[start]

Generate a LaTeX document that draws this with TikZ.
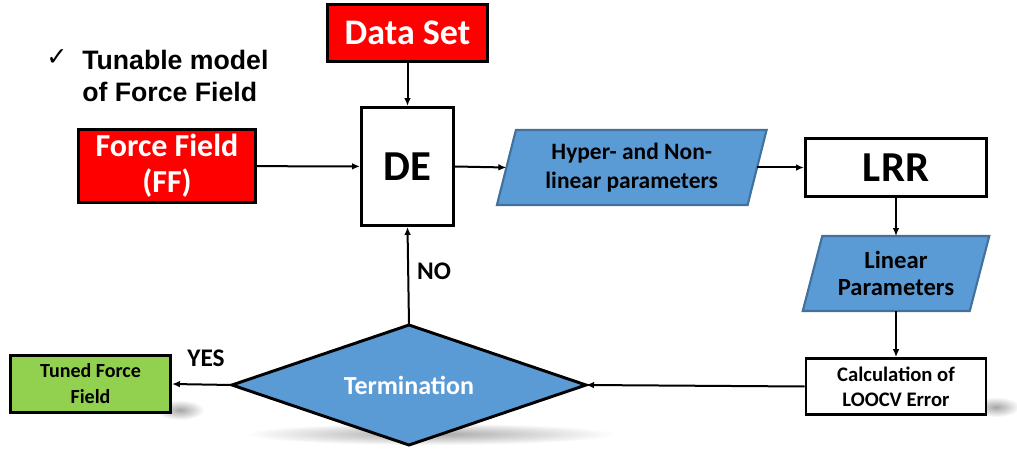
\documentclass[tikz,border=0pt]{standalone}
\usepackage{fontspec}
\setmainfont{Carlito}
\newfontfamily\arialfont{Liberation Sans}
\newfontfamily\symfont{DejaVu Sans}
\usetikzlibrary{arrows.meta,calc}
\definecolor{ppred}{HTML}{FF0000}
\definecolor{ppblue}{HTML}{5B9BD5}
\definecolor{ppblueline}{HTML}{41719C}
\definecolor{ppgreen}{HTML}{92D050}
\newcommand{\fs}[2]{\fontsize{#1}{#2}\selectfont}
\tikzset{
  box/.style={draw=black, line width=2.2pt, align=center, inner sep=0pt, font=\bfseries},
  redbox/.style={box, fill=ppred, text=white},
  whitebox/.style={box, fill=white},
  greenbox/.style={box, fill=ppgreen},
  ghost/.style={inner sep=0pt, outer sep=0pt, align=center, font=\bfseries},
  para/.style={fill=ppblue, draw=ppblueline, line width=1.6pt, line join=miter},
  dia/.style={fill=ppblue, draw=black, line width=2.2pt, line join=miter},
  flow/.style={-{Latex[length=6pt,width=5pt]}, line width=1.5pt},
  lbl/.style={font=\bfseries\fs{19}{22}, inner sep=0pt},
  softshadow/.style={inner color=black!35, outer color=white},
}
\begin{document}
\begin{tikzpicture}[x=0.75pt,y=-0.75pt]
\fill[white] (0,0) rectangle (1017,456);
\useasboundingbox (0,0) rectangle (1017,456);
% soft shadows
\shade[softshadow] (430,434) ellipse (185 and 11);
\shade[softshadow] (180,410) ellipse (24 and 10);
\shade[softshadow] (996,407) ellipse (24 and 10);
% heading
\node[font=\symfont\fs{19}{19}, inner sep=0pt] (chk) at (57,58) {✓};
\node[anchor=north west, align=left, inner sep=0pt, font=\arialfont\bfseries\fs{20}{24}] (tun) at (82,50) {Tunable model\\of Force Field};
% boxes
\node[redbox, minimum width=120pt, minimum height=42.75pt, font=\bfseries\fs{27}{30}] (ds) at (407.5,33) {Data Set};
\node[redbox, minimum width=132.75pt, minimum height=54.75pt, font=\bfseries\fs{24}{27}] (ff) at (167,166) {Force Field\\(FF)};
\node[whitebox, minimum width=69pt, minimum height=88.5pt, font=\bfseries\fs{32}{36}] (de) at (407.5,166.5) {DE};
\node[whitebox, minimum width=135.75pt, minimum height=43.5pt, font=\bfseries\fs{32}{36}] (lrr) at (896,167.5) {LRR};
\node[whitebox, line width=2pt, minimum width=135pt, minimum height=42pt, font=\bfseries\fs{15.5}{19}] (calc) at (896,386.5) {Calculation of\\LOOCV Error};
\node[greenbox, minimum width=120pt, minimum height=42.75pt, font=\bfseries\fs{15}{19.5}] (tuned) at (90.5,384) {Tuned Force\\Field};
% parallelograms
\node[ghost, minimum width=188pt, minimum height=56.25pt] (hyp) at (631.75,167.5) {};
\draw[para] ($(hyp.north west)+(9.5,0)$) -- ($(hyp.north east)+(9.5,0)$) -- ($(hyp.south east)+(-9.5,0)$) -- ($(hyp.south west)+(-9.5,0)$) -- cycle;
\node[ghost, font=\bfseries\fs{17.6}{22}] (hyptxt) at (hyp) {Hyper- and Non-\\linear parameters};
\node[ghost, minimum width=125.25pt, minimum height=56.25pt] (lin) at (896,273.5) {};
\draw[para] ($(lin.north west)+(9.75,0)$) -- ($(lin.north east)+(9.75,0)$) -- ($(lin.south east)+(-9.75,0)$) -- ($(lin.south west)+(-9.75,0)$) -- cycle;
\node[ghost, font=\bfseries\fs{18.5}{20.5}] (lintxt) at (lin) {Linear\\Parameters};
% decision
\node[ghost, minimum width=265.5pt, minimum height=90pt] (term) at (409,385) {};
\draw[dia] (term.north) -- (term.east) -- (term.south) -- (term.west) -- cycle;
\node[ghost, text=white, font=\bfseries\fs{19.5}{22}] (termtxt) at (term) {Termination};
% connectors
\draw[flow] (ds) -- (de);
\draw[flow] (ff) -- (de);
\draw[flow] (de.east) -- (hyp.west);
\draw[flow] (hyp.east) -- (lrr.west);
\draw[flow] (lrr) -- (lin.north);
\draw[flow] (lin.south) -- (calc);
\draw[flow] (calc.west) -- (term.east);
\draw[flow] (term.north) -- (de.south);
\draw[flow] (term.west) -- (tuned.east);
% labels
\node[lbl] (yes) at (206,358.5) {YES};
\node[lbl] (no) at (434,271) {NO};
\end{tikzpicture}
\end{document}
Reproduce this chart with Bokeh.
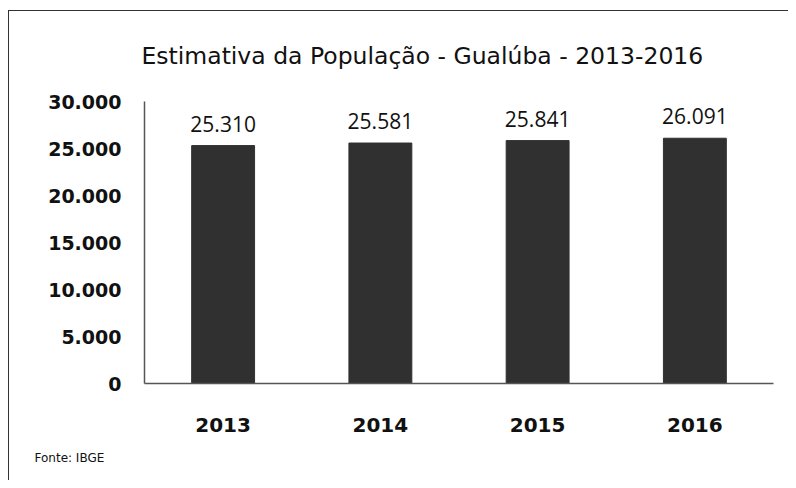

[end]

Instructions for the task: From the records given above, reproduce all text exactly and exclude each picture.

Output:
Generate a LaTeX document that draws this with TikZ.
\documentclass[tikz,border=0pt]{standalone}
\usepackage{fontspec}
\setmainfont{Carlito}
\newfontfamily\arialfont{Liberation Sans}
\newfontfamily\symfont{DejaVu Sans}
\usetikzlibrary{arrows.meta,calc}
\definecolor{ppred}{HTML}{FF0000}
\definecolor{ppblue}{HTML}{5B9BD5}
\definecolor{ppblueline}{HTML}{41719C}
\definecolor{ppgreen}{HTML}{92D050}
\newcommand{\fs}[2]{\fontsize{#1}{#2}\selectfont}
\tikzset{
  box/.style={draw=black, line width=2.2pt, align=center, inner sep=0pt, font=\bfseries},
  redbox/.style={box, fill=ppred, text=white},
  whitebox/.style={box, fill=white},
  greenbox/.style={box, fill=ppgreen},
  ghost/.style={inner sep=0pt, outer sep=0pt, align=center, font=\bfseries},
  para/.style={fill=ppblue, draw=ppblueline, line width=1.6pt, line join=miter},
  dia/.style={fill=ppblue, draw=black, line width=2.2pt, line join=miter},
  flow/.style={-{Latex[length=6pt,width=5pt]}, line width=1.5pt},
  lbl/.style={font=\bfseries\fs{19}{22}, inner sep=0pt},
  softshadow/.style={inner color=black!35, outer color=white},
}
\begin{document}
\begin{tikzpicture}[x=0.75pt,y=-0.75pt]
\fill[white] (0,0) rectangle (1017,456);
\useasboundingbox (0,0) rectangle (1017,456);
% soft shadows
\shade[softshadow] (430,434) ellipse (185 and 11);
\shade[softshadow] (180,410) ellipse (24 and 10);
\shade[softshadow] (996,407) ellipse (24 and 10);
% heading
\node[font=\symfont\fs{19}{19}, inner sep=0pt] (chk) at (57,58) {✓};
\node[anchor=north west, align=left, inner sep=0pt, font=\arialfont\bfseries\fs{20}{24}] (tun) at (82,50) {Tunable model\\of Force Field};
% boxes
\node[redbox, minimum width=120pt, minimum height=42.75pt, font=\bfseries\fs{27}{30}] (ds) at (407.5,33) {Data Set};
\node[redbox, minimum width=132.75pt, minimum height=54.75pt, font=\bfseries\fs{24}{27}] (ff) at (167,166) {Force Field\\(FF)};
\node[whitebox, minimum width=69pt, minimum height=88.5pt, font=\bfseries\fs{32}{36}] (de) at (407.5,166.5) {DE};
\node[whitebox, minimum width=135.75pt, minimum height=43.5pt, font=\bfseries\fs{32}{36}] (lrr) at (896,167.5) {LRR};
\node[whitebox, line width=2pt, minimum width=135pt, minimum height=42pt, font=\bfseries\fs{15.5}{19}] (calc) at (896,386.5) {Calculation of\\LOOCV Error};
\node[greenbox, minimum width=120pt, minimum height=42.75pt, font=\bfseries\fs{15}{19.5}] (tuned) at (90.5,384) {Tuned Force\\Field};
% parallelograms
\node[ghost, minimum width=188pt, minimum height=56.25pt] (hyp) at (631.75,167.5) {};
\draw[para] ($(hyp.north west)+(9.5,0)$) -- ($(hyp.north east)+(9.5,0)$) -- ($(hyp.south east)+(-9.5,0)$) -- ($(hyp.south west)+(-9.5,0)$) -- cycle;
\node[ghost, font=\bfseries\fs{17.6}{22}] (hyptxt) at (hyp) {Hyper- and Non-\\linear parameters};
\node[ghost, minimum width=125.25pt, minimum height=56.25pt] (lin) at (896,273.5) {};
\draw[para] ($(lin.north west)+(9.75,0)$) -- ($(lin.north east)+(9.75,0)$) -- ($(lin.south east)+(-9.75,0)$) -- ($(lin.south west)+(-9.75,0)$) -- cycle;
\node[ghost, font=\bfseries\fs{18.5}{20.5}] (lintxt) at (lin) {Linear\\Parameters};
% decision
\node[ghost, minimum width=265.5pt, minimum height=90pt] (term) at (409,385) {};
\draw[dia] (term.north) -- (term.east) -- (term.south) -- (term.west) -- cycle;
\node[ghost, text=white, font=\bfseries\fs{19.5}{22}] (termtxt) at (term) {Termination};
% connectors
\draw[flow] (ds) -- (de);
\draw[flow] (ff) -- (de);
\draw[flow] (de.east) -- (hyp.west);
\draw[flow] (hyp.east) -- (lrr.west);
\draw[flow] (lrr) -- (lin.north);
\draw[flow] (lin.south) -- (calc);
\draw[flow] (calc.west) -- (term.east);
\draw[flow] (term.north) -- (de.south);
\draw[flow] (term.west) -- (tuned.east);
% labels
\node[lbl] (yes) at (206,358.5) {YES};
\node[lbl] (no) at (434,271) {NO};
\end{tikzpicture}
\end{document}
Reproduce this chart with Bokeh.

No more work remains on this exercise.